Let me tell you something. The backbone of the gaming industry has been supported by us, the hardcore gamers, for the better half of the last three decades. The gaming industry would not have survived or made it nearly as bad if we were not there supporting it. However, apparently that doesn't matter to everyone. The fact that publishers and developers basically have told hardcore gamers to piss off as they destroy our beloved franchises and childhood memories for the almighty dollar hurts us in the worst way imaginable. Also, the fact that you have the damn balls to post some crap article like this saying that what they do is ok and leads to a bright future is one of the primary reasons they continue to do this while lying to themselves that it is justified.

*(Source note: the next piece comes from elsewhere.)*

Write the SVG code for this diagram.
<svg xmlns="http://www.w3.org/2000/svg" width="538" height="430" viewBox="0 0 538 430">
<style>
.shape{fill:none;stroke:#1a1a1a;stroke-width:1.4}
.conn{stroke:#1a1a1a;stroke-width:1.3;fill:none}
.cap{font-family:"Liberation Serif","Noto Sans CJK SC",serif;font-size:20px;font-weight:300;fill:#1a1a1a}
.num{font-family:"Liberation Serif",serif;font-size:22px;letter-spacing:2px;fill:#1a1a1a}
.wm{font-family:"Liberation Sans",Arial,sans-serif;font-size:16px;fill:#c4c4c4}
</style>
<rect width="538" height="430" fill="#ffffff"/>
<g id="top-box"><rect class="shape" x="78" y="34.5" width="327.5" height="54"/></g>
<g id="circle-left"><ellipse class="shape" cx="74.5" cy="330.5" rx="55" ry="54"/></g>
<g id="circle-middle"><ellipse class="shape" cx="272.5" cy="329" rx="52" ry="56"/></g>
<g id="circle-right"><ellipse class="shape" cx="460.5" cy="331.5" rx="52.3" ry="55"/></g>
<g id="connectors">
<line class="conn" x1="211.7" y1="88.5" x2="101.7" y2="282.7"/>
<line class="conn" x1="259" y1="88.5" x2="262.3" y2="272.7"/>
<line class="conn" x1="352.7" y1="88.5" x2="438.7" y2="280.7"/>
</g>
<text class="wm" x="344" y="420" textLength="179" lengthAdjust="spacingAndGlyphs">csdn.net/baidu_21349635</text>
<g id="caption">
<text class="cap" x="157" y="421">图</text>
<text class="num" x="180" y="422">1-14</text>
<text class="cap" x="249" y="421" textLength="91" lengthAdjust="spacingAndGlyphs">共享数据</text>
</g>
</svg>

Now I am not one to give into nerd rage and I generally try to see both sides of a debate or argument. However, this is one area that I cannot compromise on. I am all for the casual crowd getting their games and being happy with what they do. I really am. However, when some idiot CEO with dollar signs in his eyes(I'm looking at you EA) says that the casual crowd, not us actual gamers, are the future of this industry, it strikes me to the very core of my being.
I am sick and tired of us being over looked for the sake of more money. Throwing us to the curb once you get a whiff of casual gamer money is like killing off your parents for insurance money after they spent their entire life raising you and trying to make sure you had a good life. You can dress this up how you like and you can say that I am fan boy, troll or whatever else you want however the fact remains that everything I have stated is honest and complete truth. Mark my words, corporations like EA and Activison constantly screwing with our legacy and mucking up every title they can with carbon copies and care bear features will be the downfall of this industry. After that, it really will not matter what happens next. After all, who in their right mind wants to be a part of this industry when it loses it soul and legacy?

Where the hell is the Jimquinsition when you need him? Jim, I'm tagging you in if you are out there.